— begin Supplied information —

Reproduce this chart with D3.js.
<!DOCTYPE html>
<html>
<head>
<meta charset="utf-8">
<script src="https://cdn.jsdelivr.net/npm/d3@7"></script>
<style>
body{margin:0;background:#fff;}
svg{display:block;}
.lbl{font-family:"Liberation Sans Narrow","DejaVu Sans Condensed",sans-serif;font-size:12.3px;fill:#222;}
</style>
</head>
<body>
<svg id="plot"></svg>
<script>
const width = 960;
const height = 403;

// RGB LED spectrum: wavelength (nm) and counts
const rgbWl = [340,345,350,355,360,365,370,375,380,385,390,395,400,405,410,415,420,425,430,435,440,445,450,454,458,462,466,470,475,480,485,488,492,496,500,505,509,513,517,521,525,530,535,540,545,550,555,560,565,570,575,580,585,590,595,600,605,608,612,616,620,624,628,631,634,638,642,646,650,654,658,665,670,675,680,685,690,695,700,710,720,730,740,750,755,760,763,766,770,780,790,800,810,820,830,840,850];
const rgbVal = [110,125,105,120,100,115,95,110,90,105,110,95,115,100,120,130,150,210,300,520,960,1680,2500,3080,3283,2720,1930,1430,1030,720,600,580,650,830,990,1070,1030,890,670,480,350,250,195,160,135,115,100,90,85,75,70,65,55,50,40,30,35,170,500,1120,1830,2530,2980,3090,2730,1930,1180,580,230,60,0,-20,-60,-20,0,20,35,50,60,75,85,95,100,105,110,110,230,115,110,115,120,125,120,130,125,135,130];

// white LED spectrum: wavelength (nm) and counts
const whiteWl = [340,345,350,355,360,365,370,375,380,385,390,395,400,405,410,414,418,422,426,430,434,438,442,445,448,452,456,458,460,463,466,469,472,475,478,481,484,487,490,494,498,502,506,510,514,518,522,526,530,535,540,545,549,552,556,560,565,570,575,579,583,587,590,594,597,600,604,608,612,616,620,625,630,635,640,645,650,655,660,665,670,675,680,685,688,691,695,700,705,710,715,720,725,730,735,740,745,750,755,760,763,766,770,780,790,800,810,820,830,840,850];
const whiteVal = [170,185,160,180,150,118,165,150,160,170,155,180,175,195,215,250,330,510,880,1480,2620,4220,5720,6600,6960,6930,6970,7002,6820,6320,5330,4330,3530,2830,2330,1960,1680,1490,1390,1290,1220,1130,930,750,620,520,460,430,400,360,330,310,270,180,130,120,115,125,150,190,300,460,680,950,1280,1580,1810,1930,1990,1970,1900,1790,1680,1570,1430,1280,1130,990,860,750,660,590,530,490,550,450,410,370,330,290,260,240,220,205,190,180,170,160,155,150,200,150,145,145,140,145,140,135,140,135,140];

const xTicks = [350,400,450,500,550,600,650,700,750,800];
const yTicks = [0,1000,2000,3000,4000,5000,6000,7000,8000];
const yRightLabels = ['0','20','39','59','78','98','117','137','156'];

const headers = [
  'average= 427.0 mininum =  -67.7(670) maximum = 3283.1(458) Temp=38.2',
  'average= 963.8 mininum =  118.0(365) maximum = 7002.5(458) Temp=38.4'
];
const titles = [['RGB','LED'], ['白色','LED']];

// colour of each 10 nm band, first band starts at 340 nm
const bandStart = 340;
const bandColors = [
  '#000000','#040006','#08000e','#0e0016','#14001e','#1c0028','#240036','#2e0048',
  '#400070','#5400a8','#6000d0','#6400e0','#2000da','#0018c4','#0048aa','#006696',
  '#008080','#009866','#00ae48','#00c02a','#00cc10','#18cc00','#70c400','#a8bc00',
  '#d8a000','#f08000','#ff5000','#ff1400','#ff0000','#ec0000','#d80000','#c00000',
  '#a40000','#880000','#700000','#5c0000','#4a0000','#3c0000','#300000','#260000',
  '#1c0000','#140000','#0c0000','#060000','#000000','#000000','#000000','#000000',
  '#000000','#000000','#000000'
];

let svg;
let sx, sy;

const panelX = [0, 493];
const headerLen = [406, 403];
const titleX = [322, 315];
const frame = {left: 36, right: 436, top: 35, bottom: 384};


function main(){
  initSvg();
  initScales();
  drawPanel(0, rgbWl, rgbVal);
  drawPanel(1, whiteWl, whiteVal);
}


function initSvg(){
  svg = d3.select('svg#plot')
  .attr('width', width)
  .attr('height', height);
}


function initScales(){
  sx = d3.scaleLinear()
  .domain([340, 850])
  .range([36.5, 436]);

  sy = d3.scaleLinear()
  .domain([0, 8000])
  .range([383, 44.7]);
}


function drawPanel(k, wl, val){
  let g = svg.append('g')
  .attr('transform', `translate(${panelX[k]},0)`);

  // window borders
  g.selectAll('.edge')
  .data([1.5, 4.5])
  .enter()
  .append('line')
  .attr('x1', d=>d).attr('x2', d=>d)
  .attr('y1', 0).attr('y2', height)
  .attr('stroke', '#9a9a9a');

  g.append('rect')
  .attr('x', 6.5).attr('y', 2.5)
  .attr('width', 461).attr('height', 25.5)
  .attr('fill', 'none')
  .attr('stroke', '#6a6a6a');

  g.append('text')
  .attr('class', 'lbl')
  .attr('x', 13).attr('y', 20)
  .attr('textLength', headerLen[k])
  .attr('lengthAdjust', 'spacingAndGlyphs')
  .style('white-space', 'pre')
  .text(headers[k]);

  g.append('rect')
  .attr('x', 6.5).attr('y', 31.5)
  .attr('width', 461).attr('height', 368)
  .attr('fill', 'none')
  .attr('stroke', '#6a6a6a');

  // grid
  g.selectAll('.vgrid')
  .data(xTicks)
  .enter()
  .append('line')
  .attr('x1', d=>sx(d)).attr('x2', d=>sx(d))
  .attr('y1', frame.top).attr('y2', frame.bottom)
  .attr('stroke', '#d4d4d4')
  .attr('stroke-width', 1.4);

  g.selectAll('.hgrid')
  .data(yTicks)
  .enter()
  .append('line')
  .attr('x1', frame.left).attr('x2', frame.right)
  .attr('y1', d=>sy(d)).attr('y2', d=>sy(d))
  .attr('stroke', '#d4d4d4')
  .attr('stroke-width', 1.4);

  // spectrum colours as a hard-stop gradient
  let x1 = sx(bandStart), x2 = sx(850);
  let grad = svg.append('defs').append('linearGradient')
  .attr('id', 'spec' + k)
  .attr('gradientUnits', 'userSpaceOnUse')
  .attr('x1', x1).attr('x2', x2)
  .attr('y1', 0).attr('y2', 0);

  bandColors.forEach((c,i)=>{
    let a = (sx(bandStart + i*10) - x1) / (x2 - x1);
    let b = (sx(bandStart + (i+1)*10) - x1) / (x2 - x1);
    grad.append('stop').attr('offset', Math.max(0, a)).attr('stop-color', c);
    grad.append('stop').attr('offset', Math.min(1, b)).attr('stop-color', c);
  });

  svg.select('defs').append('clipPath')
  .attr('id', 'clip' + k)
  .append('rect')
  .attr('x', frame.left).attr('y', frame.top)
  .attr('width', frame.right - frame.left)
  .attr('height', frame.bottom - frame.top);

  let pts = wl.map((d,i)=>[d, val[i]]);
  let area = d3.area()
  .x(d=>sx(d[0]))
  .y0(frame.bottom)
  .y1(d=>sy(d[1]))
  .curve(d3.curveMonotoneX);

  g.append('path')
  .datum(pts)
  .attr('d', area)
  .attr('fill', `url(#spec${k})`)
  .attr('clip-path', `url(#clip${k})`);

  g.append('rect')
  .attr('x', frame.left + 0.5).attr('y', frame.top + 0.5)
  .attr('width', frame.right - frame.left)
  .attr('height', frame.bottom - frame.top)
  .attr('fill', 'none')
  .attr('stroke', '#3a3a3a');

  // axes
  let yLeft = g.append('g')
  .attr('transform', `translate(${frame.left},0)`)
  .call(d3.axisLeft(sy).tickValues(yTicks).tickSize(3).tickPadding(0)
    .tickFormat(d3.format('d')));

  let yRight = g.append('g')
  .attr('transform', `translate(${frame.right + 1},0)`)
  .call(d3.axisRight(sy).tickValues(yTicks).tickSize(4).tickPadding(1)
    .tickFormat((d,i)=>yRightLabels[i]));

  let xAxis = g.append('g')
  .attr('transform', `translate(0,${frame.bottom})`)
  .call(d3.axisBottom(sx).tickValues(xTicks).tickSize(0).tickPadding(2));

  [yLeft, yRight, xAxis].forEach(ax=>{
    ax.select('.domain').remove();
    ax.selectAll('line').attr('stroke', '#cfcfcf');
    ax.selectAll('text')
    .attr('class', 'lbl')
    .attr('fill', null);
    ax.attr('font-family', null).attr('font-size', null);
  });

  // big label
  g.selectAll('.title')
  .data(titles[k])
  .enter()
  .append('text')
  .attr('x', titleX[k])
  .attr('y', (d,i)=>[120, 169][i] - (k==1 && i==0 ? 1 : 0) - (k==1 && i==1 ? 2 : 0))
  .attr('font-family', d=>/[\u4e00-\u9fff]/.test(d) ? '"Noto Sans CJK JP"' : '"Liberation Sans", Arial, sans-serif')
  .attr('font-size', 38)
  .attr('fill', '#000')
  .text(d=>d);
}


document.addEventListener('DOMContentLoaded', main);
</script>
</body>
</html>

— end Supplied information —

• Given problem: The lines from the top of the data above down to the line containing "const height = 403;" are to be copied exactly; no other line should appear.

• Result for this task:
Reproduce this chart with D3.js.
<!DOCTYPE html>
<html>
<head>
<meta charset="utf-8">
<script src="https://cdn.jsdelivr.net/npm/d3@7"></script>
<style>
body{margin:0;background:#fff;}
svg{display:block;}
.lbl{font-family:"Liberation Sans Narrow","DejaVu Sans Condensed",sans-serif;font-size:12.3px;fill:#222;}
</style>
</head>
<body>
<svg id="plot"></svg>
<script>
const width = 960;
const height = 403;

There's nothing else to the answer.